- Directions
Locate, in the data below, the line that contains "What TikZ code" and the line that contains "width=3.05cm,minimum height=1.97cm] (auxalc)"; reproduce exactly those two lines and every line between them, nothing more.
########################################
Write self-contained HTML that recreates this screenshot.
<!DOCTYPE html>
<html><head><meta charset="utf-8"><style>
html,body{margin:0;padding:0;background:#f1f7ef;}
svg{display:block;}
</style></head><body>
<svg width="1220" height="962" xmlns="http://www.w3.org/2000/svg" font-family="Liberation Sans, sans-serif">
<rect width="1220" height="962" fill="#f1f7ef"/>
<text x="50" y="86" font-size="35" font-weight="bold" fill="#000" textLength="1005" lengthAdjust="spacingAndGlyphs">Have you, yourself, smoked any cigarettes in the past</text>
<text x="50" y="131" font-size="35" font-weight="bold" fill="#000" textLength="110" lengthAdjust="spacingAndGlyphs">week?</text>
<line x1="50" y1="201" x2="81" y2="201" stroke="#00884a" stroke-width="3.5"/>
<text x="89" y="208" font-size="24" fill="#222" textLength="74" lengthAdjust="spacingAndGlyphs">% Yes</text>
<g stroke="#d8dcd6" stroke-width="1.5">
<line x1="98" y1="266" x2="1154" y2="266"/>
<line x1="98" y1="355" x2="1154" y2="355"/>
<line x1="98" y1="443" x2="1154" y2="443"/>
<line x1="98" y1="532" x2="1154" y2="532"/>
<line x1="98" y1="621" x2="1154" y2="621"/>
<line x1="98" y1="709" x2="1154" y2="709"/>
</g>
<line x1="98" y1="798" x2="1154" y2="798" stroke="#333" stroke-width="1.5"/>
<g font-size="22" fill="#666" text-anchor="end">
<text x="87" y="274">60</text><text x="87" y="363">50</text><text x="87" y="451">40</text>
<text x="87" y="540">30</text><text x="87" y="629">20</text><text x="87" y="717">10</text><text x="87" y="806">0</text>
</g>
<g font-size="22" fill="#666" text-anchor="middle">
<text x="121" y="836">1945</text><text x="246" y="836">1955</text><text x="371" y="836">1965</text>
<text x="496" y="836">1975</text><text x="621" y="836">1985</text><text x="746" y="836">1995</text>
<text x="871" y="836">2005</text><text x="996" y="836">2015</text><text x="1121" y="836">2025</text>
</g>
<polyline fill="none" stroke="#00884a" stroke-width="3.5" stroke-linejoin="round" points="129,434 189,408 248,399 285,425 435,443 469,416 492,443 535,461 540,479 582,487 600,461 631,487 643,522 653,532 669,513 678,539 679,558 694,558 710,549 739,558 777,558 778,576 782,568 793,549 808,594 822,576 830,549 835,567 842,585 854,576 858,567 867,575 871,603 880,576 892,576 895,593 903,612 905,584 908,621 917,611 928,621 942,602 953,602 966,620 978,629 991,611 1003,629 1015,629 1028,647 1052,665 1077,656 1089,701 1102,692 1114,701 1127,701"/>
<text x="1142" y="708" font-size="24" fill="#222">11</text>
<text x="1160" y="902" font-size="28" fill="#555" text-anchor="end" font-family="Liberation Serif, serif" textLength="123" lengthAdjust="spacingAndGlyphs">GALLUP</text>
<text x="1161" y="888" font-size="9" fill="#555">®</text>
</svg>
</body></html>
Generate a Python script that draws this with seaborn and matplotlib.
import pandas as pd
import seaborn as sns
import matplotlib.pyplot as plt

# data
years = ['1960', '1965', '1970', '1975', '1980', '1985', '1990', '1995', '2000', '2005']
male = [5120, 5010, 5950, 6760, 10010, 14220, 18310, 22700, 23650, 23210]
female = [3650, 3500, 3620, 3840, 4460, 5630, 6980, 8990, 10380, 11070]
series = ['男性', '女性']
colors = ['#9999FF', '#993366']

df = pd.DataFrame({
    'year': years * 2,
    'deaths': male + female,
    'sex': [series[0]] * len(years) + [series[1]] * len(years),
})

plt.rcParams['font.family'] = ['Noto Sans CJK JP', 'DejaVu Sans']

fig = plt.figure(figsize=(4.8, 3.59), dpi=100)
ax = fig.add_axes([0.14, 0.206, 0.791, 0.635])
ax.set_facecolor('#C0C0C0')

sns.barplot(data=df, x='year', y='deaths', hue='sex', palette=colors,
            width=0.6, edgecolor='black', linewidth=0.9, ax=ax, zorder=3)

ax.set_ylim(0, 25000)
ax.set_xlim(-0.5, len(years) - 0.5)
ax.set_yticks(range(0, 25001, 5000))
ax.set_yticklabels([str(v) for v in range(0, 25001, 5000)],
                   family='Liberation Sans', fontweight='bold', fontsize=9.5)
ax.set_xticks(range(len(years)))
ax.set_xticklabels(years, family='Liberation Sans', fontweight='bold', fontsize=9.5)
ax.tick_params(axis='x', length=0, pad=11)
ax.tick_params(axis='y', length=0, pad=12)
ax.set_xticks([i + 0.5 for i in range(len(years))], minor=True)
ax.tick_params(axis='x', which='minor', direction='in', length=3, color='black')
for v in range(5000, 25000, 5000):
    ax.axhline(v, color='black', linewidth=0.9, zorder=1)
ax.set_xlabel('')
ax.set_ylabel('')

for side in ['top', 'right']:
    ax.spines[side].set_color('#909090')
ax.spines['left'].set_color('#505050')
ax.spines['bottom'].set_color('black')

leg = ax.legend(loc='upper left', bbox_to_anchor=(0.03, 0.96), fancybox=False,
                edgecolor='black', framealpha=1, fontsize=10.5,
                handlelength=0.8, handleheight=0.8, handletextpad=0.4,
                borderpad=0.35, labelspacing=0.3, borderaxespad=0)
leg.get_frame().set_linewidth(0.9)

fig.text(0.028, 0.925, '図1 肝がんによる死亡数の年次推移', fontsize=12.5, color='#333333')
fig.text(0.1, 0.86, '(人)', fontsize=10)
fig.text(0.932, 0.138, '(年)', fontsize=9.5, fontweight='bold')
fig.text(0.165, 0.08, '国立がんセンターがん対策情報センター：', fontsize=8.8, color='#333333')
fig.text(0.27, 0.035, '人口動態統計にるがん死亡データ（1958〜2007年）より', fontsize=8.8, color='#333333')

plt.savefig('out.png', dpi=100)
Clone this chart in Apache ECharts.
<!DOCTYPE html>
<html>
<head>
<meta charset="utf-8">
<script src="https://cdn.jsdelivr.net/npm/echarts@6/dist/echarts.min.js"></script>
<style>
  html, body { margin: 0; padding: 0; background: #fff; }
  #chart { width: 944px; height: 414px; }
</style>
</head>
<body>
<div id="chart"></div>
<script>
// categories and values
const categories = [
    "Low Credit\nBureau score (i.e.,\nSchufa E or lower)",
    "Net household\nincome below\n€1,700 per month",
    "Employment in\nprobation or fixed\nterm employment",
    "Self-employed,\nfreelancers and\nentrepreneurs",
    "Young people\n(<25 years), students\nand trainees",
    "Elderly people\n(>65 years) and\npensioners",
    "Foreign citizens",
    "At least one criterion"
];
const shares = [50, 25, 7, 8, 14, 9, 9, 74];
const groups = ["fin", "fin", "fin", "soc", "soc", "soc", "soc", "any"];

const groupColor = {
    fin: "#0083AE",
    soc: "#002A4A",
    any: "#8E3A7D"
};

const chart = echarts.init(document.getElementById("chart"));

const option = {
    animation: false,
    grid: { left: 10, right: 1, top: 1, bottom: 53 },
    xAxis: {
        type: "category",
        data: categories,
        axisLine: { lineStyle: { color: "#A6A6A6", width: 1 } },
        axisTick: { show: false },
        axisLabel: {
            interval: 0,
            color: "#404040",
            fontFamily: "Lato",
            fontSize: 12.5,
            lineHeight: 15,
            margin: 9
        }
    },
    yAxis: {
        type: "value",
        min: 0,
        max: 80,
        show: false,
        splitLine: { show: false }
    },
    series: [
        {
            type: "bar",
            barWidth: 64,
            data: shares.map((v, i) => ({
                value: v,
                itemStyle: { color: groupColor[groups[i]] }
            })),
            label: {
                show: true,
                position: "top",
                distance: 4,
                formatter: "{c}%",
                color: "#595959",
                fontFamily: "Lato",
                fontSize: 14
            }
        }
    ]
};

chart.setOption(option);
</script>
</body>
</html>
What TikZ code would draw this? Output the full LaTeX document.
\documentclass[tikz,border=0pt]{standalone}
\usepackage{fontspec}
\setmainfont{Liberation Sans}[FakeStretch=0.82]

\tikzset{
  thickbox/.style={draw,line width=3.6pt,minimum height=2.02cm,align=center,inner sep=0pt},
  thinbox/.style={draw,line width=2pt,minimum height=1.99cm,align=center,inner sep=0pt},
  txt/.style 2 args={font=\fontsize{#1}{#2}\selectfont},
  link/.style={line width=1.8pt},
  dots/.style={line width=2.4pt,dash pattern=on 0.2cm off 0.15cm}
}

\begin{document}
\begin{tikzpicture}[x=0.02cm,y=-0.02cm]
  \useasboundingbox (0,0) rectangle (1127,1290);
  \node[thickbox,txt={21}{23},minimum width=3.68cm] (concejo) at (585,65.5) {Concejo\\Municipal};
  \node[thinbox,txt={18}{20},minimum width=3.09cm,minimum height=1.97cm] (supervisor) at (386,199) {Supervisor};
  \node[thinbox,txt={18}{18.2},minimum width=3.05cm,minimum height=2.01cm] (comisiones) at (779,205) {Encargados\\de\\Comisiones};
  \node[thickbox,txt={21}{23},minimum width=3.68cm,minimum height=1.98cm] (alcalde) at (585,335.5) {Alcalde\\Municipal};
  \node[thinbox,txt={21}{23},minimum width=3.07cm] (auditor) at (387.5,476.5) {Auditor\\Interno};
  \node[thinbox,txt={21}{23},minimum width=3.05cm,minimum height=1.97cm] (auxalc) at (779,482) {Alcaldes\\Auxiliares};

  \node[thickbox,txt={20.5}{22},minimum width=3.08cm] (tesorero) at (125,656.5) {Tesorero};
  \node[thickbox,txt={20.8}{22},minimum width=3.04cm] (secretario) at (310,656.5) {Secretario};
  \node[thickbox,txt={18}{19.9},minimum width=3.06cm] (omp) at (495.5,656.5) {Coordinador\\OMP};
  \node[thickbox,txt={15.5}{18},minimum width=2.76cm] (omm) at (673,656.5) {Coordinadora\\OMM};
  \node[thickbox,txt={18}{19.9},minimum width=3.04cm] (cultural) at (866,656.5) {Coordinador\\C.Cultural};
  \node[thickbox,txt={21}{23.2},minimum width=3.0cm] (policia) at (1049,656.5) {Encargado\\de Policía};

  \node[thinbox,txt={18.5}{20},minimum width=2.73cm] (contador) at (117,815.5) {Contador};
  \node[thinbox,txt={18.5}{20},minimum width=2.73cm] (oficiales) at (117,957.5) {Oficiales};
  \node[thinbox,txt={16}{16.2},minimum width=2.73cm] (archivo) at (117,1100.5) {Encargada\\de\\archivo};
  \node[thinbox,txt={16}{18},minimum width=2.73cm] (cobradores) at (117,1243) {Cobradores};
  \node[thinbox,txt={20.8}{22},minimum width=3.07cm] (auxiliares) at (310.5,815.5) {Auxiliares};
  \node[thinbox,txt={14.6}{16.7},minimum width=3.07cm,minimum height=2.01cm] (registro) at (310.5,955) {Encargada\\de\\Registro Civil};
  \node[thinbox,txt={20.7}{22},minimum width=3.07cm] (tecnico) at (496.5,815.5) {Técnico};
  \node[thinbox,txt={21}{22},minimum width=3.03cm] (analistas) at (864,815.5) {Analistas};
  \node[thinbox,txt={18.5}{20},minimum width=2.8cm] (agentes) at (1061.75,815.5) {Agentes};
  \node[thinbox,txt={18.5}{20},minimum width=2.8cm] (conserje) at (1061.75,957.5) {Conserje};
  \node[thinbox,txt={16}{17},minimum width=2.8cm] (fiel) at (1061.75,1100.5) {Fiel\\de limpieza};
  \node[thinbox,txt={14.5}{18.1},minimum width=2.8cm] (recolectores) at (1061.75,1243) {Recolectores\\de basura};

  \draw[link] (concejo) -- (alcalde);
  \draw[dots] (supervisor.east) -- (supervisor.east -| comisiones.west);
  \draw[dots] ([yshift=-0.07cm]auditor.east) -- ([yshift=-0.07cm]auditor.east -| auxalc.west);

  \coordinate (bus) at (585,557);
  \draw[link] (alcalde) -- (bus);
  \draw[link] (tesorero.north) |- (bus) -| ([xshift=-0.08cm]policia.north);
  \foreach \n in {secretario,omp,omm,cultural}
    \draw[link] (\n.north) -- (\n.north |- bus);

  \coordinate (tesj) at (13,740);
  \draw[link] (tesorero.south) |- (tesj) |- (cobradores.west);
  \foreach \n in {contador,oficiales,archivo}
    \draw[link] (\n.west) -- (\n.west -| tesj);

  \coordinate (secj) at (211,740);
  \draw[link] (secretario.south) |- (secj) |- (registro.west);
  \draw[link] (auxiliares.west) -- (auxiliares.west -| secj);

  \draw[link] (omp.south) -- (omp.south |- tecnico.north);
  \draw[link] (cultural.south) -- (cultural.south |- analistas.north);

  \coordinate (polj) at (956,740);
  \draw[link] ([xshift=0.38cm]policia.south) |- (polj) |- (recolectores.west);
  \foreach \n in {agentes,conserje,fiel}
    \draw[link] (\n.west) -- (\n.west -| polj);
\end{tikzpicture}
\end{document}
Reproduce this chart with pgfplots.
########################################
- The completed task
What TikZ code would draw this? Output the full LaTeX document.
\documentclass[tikz,border=0pt]{standalone}
\usepackage{fontspec}
\setmainfont{Liberation Sans}[FakeStretch=0.82]

\tikzset{
  thickbox/.style={draw,line width=3.6pt,minimum height=2.02cm,align=center,inner sep=0pt},
  thinbox/.style={draw,line width=2pt,minimum height=1.99cm,align=center,inner sep=0pt},
  txt/.style 2 args={font=\fontsize{#1}{#2}\selectfont},
  link/.style={line width=1.8pt},
  dots/.style={line width=2.4pt,dash pattern=on 0.2cm off 0.15cm}
}

\begin{document}
\begin{tikzpicture}[x=0.02cm,y=-0.02cm]
  \useasboundingbox (0,0) rectangle (1127,1290);
  \node[thickbox,txt={21}{23},minimum width=3.68cm] (concejo) at (585,65.5) {Concejo\\Municipal};
  \node[thinbox,txt={18}{20},minimum width=3.09cm,minimum height=1.97cm] (supervisor) at (386,199) {Supervisor};
  \node[thinbox,txt={18}{18.2},minimum width=3.05cm,minimum height=2.01cm] (comisiones) at (779,205) {Encargados\\de\\Comisiones};
  \node[thickbox,txt={21}{23},minimum width=3.68cm,minimum height=1.98cm] (alcalde) at (585,335.5) {Alcalde\\Municipal};
  \node[thinbox,txt={21}{23},minimum width=3.07cm] (auditor) at (387.5,476.5) {Auditor\\Interno};
  \node[thinbox,txt={21}{23},minimum width=3.05cm,minimum height=1.97cm] (auxalc) at (779,482) {Alcaldes\\Auxiliares};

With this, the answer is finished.